> **PROBLEM DESCRIPTION**: Under this line sits a listing. Repeat exactly and only its lines from the one holding "Write a Python" through the one holding "plt.rcParams['font.family'] = ['Liberation"; skip pictures.

=== DATASET ROWS ===

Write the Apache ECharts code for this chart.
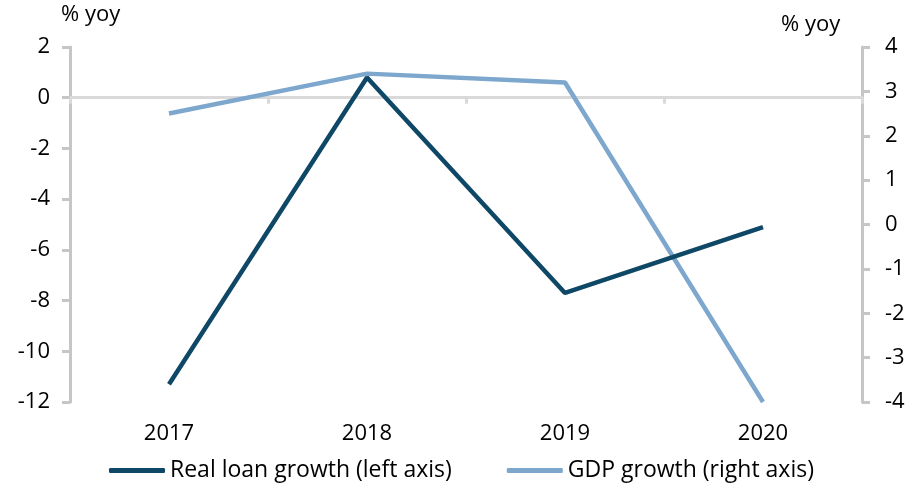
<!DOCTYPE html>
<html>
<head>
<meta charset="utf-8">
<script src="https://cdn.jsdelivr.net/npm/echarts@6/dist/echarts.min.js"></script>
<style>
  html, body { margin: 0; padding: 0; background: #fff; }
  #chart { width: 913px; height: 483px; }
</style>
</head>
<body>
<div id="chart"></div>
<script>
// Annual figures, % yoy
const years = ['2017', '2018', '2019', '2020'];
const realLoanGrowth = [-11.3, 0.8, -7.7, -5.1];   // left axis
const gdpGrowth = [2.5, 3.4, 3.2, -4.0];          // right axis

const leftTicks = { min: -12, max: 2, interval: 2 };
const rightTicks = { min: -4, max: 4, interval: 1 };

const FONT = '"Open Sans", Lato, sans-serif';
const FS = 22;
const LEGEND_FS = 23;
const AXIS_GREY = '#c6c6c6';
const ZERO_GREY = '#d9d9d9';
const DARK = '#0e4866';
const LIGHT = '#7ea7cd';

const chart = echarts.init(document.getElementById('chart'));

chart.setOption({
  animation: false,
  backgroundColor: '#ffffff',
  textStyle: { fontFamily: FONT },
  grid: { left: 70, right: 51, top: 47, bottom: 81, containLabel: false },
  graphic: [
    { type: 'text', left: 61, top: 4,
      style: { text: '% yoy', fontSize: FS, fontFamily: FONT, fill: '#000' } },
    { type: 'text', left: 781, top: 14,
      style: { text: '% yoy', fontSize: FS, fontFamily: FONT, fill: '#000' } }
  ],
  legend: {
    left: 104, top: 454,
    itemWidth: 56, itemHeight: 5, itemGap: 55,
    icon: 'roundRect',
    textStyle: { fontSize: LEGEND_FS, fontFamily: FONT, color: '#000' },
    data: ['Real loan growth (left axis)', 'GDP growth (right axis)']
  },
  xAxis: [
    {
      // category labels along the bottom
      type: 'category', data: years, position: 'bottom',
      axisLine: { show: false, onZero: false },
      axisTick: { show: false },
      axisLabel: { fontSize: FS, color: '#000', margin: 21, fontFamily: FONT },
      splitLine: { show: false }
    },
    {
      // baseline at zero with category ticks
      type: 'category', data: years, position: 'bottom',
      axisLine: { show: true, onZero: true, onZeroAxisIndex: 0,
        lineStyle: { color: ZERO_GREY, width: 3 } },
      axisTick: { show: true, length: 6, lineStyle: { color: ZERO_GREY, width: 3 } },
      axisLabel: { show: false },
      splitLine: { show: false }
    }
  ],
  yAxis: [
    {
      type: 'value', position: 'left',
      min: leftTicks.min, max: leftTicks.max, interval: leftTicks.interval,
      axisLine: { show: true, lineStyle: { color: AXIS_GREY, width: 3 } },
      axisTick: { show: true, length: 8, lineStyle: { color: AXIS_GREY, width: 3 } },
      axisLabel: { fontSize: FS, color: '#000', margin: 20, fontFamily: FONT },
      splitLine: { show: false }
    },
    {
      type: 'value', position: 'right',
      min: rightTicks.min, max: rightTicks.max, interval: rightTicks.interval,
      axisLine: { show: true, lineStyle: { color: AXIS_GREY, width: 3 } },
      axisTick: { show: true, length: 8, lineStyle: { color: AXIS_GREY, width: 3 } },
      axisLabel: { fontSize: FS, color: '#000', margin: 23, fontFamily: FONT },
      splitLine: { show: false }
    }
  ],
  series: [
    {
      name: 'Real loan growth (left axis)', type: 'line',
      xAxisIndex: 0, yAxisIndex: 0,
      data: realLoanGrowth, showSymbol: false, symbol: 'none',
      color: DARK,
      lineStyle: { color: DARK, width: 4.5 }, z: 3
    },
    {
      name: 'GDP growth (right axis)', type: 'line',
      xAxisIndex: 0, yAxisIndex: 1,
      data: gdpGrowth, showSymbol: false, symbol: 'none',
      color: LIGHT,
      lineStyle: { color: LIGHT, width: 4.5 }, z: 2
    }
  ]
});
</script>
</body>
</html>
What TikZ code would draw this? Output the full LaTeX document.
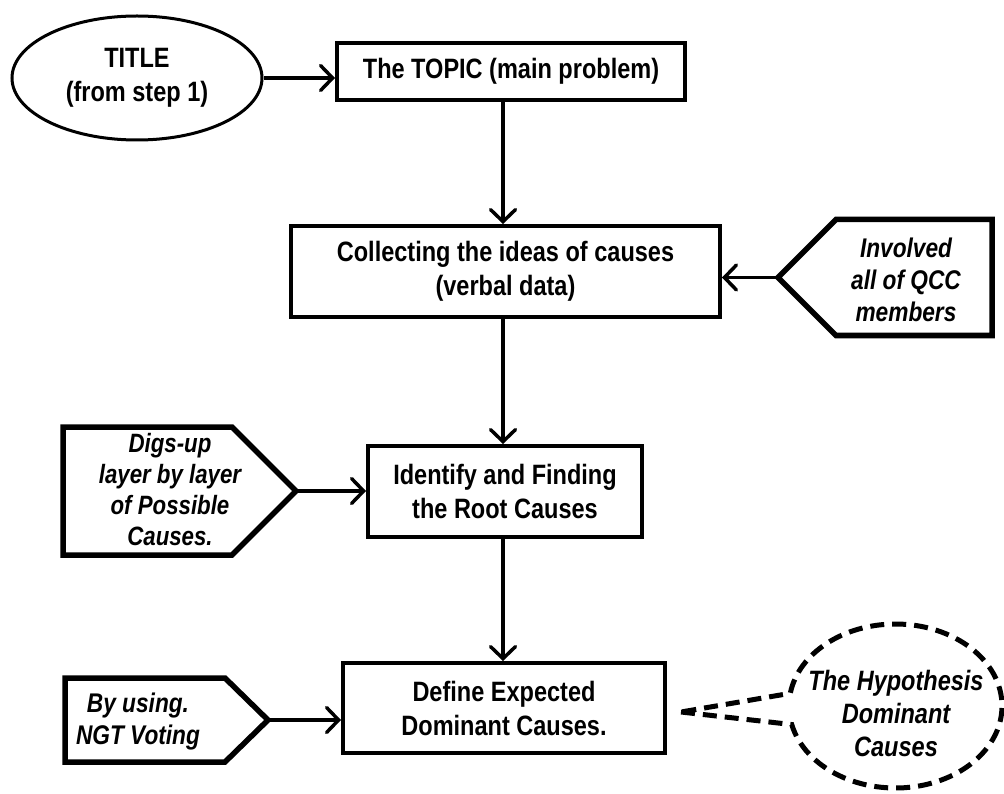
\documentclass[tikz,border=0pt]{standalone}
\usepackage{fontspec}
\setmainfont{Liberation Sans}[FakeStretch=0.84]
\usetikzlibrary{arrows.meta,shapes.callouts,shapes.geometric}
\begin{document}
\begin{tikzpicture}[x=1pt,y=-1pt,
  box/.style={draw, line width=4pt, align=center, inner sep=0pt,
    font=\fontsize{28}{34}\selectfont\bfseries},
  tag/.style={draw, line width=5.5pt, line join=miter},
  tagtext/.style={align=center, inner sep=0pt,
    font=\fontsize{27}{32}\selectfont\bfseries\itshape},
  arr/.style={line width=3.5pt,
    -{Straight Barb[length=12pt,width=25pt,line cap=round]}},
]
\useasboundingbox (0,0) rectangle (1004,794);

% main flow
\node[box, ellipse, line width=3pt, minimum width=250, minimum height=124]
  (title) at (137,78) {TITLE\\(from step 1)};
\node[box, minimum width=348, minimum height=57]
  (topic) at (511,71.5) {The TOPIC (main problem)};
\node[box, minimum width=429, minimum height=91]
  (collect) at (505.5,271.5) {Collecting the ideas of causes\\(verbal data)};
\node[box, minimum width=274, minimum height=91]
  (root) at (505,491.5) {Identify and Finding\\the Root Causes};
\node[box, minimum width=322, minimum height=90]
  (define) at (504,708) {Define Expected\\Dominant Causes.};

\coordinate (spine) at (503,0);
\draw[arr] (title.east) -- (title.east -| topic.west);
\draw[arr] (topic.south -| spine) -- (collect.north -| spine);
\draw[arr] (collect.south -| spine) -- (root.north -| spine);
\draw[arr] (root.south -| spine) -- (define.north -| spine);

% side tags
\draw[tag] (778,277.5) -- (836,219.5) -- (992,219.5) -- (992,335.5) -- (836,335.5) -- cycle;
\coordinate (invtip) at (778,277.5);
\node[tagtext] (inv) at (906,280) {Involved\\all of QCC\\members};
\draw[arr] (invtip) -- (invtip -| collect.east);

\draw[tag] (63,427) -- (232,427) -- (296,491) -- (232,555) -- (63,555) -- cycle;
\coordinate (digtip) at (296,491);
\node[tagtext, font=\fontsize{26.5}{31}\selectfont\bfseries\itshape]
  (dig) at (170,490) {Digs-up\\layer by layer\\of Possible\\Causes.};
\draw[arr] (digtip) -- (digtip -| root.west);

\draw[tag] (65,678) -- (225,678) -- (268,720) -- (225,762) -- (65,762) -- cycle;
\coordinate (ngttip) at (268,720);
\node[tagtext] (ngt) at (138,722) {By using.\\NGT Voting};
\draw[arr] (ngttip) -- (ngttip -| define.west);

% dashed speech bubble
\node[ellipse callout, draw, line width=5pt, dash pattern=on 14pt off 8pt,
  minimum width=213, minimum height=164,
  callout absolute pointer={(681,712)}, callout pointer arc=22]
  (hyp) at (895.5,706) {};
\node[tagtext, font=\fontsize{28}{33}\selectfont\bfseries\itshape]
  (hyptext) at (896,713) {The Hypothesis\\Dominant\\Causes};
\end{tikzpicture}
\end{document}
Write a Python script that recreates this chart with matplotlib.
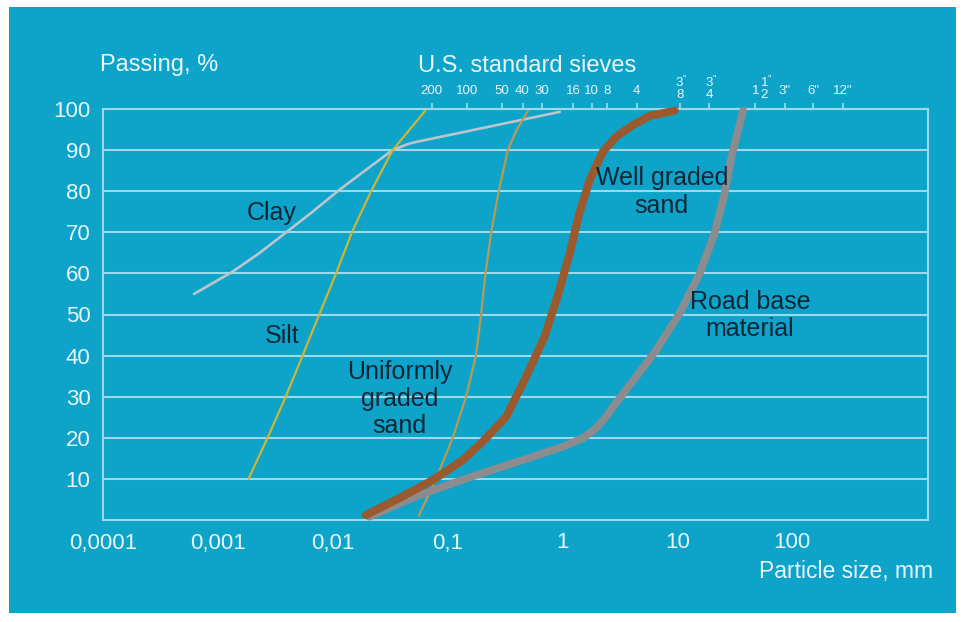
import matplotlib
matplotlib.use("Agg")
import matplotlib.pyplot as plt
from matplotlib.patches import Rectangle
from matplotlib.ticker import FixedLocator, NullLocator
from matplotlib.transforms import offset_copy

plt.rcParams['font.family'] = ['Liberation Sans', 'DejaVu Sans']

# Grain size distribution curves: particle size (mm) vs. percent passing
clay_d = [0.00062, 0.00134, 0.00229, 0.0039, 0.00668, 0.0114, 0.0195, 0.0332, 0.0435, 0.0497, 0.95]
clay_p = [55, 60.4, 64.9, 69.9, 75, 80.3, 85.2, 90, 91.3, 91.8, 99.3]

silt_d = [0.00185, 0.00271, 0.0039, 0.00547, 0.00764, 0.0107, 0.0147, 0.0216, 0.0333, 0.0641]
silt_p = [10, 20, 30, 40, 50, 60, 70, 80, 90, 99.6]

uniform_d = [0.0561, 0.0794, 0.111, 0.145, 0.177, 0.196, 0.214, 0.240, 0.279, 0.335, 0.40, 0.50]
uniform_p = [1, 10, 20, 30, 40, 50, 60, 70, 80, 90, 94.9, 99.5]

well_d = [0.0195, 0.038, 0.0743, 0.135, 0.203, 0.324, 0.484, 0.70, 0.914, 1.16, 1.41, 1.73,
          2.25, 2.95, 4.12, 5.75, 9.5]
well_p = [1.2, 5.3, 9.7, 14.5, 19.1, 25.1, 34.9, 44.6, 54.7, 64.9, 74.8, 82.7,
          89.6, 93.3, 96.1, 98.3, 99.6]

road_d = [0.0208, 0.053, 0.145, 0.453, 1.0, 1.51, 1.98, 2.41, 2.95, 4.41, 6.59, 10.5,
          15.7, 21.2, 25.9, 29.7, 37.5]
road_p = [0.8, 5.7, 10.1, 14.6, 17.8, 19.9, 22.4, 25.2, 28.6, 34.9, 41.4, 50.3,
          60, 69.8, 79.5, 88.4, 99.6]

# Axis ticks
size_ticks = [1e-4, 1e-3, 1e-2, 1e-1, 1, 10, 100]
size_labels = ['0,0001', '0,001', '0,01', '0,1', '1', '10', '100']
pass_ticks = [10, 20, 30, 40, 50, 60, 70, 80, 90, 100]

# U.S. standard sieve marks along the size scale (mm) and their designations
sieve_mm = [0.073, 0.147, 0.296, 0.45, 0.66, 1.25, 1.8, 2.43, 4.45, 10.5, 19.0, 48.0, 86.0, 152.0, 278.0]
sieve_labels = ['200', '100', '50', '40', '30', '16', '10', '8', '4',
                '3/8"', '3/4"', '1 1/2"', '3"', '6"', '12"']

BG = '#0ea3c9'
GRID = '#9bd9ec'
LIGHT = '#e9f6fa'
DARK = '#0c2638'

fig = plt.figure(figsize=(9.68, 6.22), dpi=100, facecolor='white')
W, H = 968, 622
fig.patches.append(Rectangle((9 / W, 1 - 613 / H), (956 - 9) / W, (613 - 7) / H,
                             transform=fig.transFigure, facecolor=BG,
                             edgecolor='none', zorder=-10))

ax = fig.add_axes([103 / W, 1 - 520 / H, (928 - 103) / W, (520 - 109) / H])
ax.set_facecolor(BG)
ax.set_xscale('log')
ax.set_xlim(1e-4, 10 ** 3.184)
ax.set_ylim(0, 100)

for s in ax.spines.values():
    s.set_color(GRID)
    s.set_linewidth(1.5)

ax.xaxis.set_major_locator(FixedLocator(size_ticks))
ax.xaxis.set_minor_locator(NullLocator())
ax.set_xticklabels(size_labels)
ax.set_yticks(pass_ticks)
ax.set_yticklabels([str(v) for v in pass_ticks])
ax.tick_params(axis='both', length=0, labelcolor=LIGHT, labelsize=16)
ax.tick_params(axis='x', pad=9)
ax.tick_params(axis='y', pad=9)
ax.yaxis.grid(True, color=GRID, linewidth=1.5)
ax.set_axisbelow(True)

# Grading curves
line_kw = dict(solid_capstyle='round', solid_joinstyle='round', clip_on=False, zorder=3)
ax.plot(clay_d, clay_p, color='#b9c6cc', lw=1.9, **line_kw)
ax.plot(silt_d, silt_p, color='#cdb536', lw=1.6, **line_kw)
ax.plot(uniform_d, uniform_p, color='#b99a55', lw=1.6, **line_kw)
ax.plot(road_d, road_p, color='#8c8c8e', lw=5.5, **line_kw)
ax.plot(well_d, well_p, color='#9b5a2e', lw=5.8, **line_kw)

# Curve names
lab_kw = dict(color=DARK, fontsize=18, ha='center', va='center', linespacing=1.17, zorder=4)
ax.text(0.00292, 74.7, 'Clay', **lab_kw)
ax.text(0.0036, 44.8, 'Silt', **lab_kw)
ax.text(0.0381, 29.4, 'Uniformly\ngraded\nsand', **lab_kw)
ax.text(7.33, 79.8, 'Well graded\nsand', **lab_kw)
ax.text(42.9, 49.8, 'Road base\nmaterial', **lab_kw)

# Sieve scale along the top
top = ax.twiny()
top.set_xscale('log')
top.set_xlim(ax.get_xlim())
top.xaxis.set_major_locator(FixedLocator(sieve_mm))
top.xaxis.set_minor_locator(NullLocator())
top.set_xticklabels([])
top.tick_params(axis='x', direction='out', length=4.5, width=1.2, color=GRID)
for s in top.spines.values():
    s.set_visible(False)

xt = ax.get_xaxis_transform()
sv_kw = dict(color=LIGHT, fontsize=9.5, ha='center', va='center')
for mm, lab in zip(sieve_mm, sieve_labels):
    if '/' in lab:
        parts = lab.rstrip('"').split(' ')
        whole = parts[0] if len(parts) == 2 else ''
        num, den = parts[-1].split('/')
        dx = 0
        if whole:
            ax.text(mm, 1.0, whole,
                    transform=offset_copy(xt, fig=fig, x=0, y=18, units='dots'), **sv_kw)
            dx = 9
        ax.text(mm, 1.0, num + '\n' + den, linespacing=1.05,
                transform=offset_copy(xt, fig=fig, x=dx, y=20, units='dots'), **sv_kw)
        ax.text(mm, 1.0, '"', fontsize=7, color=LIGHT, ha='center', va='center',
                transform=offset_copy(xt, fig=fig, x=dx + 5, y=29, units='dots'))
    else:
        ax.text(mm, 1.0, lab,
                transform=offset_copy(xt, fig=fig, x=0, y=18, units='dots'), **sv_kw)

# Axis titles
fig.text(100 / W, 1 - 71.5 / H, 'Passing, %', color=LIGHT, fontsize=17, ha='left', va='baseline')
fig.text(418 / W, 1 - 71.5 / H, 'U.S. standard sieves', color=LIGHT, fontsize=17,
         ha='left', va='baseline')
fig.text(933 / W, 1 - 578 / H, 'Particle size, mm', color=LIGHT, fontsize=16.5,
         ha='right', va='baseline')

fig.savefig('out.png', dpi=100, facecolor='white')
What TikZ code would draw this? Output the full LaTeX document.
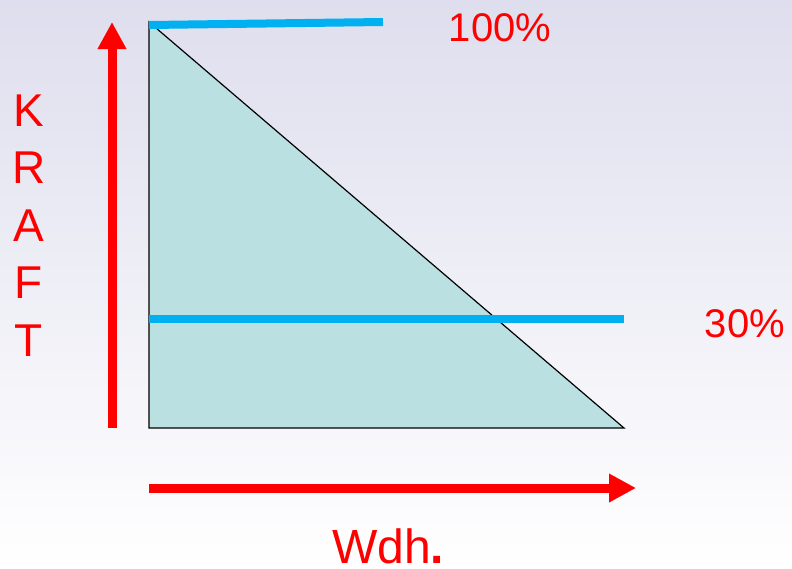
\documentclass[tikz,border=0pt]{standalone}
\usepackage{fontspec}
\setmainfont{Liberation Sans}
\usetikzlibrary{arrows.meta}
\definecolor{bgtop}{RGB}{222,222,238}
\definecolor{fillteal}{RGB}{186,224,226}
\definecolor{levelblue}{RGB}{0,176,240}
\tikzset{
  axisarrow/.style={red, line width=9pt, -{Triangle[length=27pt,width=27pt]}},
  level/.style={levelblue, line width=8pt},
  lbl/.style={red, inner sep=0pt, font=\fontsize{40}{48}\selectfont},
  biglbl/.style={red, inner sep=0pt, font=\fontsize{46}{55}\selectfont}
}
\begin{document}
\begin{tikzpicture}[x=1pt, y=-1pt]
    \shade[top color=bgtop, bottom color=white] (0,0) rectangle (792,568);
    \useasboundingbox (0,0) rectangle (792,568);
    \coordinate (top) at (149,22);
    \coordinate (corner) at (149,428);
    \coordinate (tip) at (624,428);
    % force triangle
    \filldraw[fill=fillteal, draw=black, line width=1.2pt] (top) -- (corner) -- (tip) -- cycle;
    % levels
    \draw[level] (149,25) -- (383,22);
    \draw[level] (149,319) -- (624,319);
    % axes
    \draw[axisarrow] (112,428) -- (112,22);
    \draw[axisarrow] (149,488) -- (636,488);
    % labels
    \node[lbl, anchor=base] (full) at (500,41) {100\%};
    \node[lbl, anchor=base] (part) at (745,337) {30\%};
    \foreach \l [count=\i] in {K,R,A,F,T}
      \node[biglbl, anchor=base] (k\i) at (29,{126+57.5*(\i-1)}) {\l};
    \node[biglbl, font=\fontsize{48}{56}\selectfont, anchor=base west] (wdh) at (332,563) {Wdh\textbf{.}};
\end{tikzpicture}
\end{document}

===

> **COMPLETE OUTPUT**:
Write a Python script that recreates this chart with matplotlib.
import matplotlib
matplotlib.use("Agg")
import matplotlib.pyplot as plt
from matplotlib.patches import Rectangle
from matplotlib.ticker import FixedLocator, NullLocator
from matplotlib.transforms import offset_copy

plt.rcParams['font.family'] = ['Liberation Sans', 'DejaVu Sans']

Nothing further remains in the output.